## Provided data

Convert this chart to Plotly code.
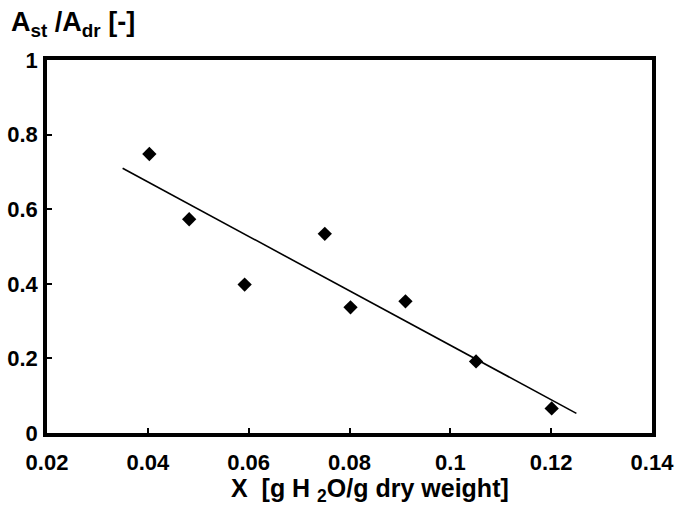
import numpy as np
import plotly.graph_objects as go

# Measured moisture content and area ratio
moisture = [0.0403, 0.0482, 0.0592, 0.0751, 0.0802, 0.0911, 0.1051, 0.1201]
area_ratio = [0.748, 0.573, 0.398, 0.534, 0.337, 0.353, 0.192, 0.066]

# Span over which the linear trend is drawn
trend_x = [0.035, 0.125]

x_ticks = [0.02, 0.04, 0.06, 0.08, 0.1, 0.12, 0.14]
x_tick_text = ["0.02", "0.04", "0.06", "0.08", "0.1", "0.12", "0.14"]
y_ticks = [0, 0.2, 0.4, 0.6, 0.8, 1]
y_tick_text = ["0", "0.2", "0.4", "0.6", "0.8", "1"]

# Least-squares linear trend through the measurements
slope, intercept = np.polyfit(moisture, area_ratio, 1)
trend_y = [intercept + slope * x for x in trend_x]

FONT = "Liberation Sans, Arial, sans-serif"

fig = go.Figure()
fig.add_trace(go.Scatter(
    x=trend_x, y=trend_y, mode="lines",
    line=dict(color="black", width=1.6),
    hoverinfo="skip", showlegend=False,
))
fig.add_trace(go.Scatter(
    x=moisture, y=area_ratio, mode="markers",
    marker=dict(symbol="diamond", size=11, color="black"),
    showlegend=False,
))

axis_common = dict(
    showgrid=False, zeroline=False,
    showline=True, linecolor="black", linewidth=3.5, mirror=True,
    ticks="inside", ticklen=5, tickwidth=1.5, tickcolor="black",
    tickfont=dict(family=FONT, size=22, color="black", weight="bold"),
)

fig.update_xaxes(
    range=[0.02, 0.14], tickvals=x_ticks, ticktext=x_tick_text,
    ticklabelstandoff=7,
    **axis_common,
)
fig.update_yaxes(
    range=[0, 1], tickvals=y_ticks, ticktext=y_tick_text,
    ticklabelstandoff=1,
    **axis_common,
)

fig.add_annotation(
    text="X  [g H <sub>2</sub>O/g dry weight]",
    xref="paper", yref="paper", x=0.534, y=-0.153,
    xanchor="center", yanchor="middle", showarrow=False,
    font=dict(family=FONT, size=25, color="black", weight="bold"),
)
fig.add_annotation(
    text="A<sub>st</sub> /A<sub>dr</sub> [-]",
    xref="paper", yref="paper", x=-0.063, y=1.045,
    xanchor="left", yanchor="bottom", showarrow=False,
    font=dict(family=FONT, size=27, color="black", weight="bold"),
)

fig.update_layout(
    width=683, height=516,
    margin=dict(l=47, r=31, t=60, b=83, autoexpand=False),
    paper_bgcolor="white", plot_bgcolor="white",
)

fig.write_html("out.html")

## Task prompt
Word for word, quote the full listing, omitting every picture.

## Expected output
Convert this chart to Plotly code.
import numpy as np
import plotly.graph_objects as go

# Measured moisture content and area ratio
moisture = [0.0403, 0.0482, 0.0592, 0.0751, 0.0802, 0.0911, 0.1051, 0.1201]
area_ratio = [0.748, 0.573, 0.398, 0.534, 0.337, 0.353, 0.192, 0.066]

# Span over which the linear trend is drawn
trend_x = [0.035, 0.125]

x_ticks = [0.02, 0.04, 0.06, 0.08, 0.1, 0.12, 0.14]
x_tick_text = ["0.02", "0.04", "0.06", "0.08", "0.1", "0.12", "0.14"]
y_ticks = [0, 0.2, 0.4, 0.6, 0.8, 1]
y_tick_text = ["0", "0.2", "0.4", "0.6", "0.8", "1"]

# Least-squares linear trend through the measurements
slope, intercept = np.polyfit(moisture, area_ratio, 1)
trend_y = [intercept + slope * x for x in trend_x]

FONT = "Liberation Sans, Arial, sans-serif"

fig = go.Figure()
fig.add_trace(go.Scatter(
    x=trend_x, y=trend_y, mode="lines",
    line=dict(color="black", width=1.6),
    hoverinfo="skip", showlegend=False,
))
fig.add_trace(go.Scatter(
    x=moisture, y=area_ratio, mode="markers",
    marker=dict(symbol="diamond", size=11, color="black"),
    showlegend=False,
))

axis_common = dict(
    showgrid=False, zeroline=False,
    showline=True, linecolor="black", linewidth=3.5, mirror=True,
    ticks="inside", ticklen=5, tickwidth=1.5, tickcolor="black",
    tickfont=dict(family=FONT, size=22, color="black", weight="bold"),
)

fig.update_xaxes(
    range=[0.02, 0.14], tickvals=x_ticks, ticktext=x_tick_text,
    ticklabelstandoff=7,
    **axis_common,
)
fig.update_yaxes(
    range=[0, 1], tickvals=y_ticks, ticktext=y_tick_text,
    ticklabelstandoff=1,
    **axis_common,
)

fig.add_annotation(
    text="X  [g H <sub>2</sub>O/g dry weight]",
    xref="paper", yref="paper", x=0.534, y=-0.153,
    xanchor="center", yanchor="middle", showarrow=False,
    font=dict(family=FONT, size=25, color="black", weight="bold"),
)
fig.add_annotation(
    text="A<sub>st</sub> /A<sub>dr</sub> [-]",
    xref="paper", yref="paper", x=-0.063, y=1.045,
    xanchor="left", yanchor="bottom", showarrow=False,
    font=dict(family=FONT, size=27, color="black", weight="bold"),
)

fig.update_layout(
    width=683, height=516,
    margin=dict(l=47, r=31, t=60, b=83, autoexpand=False),
    paper_bgcolor="white", plot_bgcolor="white",
)

fig.write_html("out.html")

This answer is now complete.